▶ [Do this] Below are the records. Gather each line that holds "with".

Data extracted from a collection
* START *
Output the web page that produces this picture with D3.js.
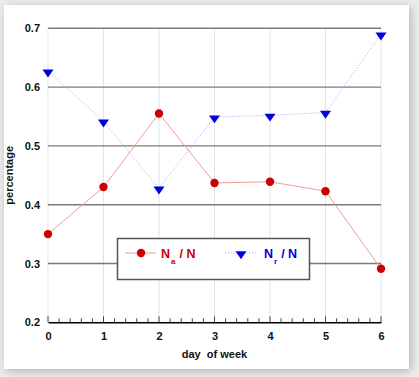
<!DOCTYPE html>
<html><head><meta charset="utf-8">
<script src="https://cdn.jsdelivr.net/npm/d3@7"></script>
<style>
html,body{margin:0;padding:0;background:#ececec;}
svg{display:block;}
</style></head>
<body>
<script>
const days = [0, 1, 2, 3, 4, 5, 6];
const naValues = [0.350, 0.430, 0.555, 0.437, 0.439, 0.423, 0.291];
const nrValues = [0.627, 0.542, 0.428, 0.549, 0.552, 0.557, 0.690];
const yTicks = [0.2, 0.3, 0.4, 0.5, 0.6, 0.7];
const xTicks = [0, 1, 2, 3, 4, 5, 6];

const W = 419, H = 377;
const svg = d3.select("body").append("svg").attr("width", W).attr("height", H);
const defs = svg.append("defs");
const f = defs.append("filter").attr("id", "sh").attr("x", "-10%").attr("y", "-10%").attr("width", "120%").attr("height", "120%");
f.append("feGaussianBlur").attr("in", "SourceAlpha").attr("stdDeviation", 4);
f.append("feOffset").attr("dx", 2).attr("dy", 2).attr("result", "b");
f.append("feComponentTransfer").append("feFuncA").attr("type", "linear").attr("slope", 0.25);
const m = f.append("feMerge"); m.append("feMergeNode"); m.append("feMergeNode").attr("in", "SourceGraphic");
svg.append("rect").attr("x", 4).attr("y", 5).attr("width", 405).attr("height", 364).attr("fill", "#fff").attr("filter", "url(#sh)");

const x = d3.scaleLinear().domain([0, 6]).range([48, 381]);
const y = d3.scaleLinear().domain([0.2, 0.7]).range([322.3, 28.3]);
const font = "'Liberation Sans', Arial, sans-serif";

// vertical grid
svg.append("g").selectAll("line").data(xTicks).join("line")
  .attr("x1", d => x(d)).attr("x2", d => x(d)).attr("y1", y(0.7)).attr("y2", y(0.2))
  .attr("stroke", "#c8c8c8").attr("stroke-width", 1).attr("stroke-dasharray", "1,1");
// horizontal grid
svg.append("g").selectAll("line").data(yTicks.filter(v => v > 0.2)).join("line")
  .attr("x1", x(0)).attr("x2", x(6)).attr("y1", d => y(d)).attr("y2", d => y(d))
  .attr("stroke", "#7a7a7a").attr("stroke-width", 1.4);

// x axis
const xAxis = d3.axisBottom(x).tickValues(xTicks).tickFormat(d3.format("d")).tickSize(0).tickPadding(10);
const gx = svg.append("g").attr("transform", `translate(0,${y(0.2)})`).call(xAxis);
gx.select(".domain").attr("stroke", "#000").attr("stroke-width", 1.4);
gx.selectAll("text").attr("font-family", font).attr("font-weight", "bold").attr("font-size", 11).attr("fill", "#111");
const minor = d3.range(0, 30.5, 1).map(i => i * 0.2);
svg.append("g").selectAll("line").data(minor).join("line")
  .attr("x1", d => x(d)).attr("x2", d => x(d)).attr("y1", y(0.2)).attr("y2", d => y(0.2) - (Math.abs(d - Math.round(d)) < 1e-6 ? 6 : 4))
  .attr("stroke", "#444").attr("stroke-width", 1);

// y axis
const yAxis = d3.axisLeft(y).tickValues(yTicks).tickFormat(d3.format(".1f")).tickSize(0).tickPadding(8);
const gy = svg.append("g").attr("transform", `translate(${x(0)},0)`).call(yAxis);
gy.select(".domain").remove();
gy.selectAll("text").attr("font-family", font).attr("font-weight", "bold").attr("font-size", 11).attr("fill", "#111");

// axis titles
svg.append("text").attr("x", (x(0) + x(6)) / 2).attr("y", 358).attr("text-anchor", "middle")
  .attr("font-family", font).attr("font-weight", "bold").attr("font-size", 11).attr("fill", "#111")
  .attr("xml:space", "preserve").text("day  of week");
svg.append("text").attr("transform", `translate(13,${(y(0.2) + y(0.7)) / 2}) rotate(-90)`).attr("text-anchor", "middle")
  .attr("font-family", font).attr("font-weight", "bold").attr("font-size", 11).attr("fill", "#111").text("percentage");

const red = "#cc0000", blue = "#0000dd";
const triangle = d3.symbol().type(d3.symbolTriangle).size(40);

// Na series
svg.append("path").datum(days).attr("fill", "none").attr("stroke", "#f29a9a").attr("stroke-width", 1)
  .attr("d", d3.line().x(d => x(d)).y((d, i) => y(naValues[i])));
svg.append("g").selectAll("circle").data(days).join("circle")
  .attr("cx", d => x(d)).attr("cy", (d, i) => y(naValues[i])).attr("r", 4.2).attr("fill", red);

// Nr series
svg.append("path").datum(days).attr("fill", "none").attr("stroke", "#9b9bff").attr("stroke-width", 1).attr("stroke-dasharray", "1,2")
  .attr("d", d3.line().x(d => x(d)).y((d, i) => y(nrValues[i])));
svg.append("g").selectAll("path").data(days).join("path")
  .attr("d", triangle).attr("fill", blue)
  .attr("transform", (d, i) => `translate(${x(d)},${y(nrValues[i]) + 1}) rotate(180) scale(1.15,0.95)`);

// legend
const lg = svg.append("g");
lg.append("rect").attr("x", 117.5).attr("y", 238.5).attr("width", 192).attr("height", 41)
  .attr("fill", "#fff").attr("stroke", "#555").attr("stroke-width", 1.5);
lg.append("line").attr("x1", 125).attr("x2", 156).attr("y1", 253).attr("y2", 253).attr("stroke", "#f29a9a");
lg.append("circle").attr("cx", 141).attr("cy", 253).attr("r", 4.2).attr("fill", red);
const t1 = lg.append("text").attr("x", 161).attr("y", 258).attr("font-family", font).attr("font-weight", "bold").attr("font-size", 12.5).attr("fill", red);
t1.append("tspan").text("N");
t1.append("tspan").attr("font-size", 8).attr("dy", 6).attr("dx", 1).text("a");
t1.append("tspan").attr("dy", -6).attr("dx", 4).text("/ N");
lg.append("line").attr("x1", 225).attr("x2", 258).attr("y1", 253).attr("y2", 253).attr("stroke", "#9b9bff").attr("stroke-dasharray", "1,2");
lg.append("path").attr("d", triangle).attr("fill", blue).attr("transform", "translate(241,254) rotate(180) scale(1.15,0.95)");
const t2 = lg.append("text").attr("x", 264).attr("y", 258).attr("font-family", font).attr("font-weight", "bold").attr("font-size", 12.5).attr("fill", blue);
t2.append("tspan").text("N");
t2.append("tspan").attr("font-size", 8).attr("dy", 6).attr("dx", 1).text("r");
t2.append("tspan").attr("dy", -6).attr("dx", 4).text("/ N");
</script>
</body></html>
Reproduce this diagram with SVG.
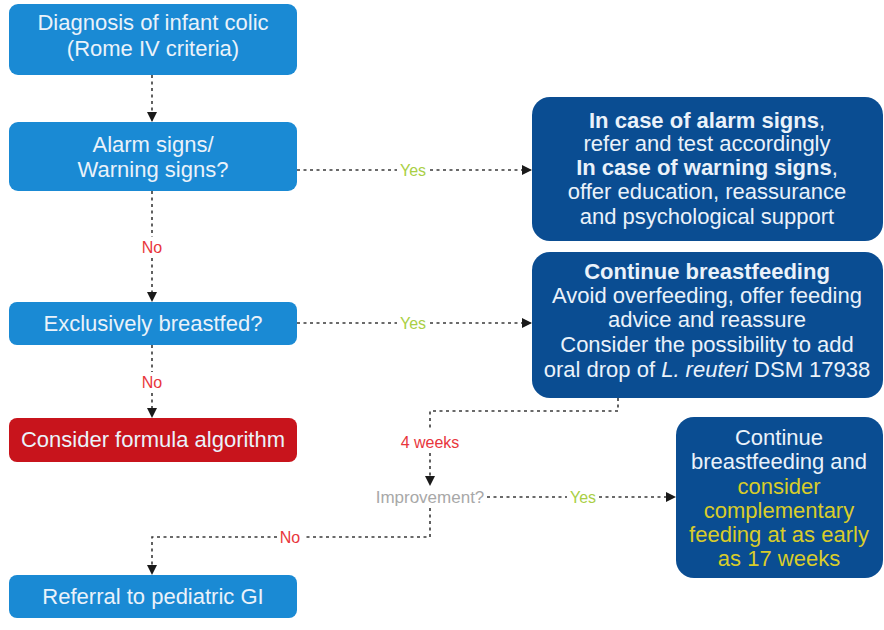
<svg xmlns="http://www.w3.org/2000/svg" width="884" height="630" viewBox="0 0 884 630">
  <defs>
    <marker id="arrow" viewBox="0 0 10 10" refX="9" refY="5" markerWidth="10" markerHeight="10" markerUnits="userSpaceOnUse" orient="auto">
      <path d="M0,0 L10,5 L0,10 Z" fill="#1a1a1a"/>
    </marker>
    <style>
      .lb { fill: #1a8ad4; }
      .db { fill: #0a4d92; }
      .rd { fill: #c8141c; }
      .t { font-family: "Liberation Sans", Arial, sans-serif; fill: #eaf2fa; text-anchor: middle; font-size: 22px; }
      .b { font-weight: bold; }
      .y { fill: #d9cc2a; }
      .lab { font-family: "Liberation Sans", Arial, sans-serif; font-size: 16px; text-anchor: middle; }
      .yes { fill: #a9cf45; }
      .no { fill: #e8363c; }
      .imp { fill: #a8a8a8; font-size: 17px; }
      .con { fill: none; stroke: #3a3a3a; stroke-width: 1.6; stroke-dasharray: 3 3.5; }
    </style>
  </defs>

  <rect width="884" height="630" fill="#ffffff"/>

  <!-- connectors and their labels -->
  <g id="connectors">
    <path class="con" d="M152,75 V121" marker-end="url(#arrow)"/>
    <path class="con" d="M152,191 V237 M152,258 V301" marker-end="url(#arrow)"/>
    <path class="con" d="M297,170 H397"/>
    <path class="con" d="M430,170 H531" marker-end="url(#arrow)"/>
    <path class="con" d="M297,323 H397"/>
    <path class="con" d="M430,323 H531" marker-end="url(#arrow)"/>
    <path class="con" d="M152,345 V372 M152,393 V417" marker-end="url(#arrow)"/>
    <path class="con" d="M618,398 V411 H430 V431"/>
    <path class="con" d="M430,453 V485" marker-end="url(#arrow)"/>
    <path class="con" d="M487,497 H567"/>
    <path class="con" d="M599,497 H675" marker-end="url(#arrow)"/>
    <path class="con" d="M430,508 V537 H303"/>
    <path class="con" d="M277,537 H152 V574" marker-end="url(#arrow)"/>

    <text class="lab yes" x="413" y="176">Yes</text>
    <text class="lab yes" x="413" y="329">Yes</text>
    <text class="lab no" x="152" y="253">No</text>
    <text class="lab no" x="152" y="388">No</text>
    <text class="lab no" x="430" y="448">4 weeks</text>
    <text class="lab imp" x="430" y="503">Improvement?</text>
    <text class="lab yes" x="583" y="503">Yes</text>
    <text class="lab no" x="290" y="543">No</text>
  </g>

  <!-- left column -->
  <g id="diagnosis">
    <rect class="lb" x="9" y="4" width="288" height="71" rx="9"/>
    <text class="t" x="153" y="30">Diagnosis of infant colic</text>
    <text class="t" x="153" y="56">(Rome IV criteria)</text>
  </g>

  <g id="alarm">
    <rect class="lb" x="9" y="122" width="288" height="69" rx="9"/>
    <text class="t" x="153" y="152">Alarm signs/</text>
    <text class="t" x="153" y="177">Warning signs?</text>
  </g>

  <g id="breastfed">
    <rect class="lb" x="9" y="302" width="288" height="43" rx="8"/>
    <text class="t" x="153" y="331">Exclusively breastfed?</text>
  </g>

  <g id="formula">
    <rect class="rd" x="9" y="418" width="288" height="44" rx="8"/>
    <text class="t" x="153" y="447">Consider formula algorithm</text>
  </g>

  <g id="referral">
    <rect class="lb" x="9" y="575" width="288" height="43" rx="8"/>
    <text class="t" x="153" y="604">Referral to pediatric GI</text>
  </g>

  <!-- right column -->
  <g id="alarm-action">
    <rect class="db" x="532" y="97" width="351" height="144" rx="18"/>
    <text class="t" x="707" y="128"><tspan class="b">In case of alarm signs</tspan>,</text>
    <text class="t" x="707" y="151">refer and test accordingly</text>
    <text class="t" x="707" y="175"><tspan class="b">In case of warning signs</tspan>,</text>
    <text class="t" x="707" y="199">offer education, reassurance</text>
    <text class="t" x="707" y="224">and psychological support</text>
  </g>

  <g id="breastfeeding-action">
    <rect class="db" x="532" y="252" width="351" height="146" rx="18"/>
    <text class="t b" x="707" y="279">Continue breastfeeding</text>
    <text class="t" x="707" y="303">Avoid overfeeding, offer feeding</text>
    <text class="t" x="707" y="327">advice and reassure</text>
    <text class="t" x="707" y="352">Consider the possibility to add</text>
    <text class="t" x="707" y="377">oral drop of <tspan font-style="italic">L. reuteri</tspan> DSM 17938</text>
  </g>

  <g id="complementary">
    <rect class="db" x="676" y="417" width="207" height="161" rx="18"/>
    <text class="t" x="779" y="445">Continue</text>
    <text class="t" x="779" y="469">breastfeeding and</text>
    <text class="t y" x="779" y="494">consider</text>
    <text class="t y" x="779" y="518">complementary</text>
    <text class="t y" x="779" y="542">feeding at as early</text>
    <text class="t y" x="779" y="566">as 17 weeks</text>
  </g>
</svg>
* END *
▶ [Solution below]
Output the web page that produces this picture with D3.js.
Reproduce this diagram with SVG.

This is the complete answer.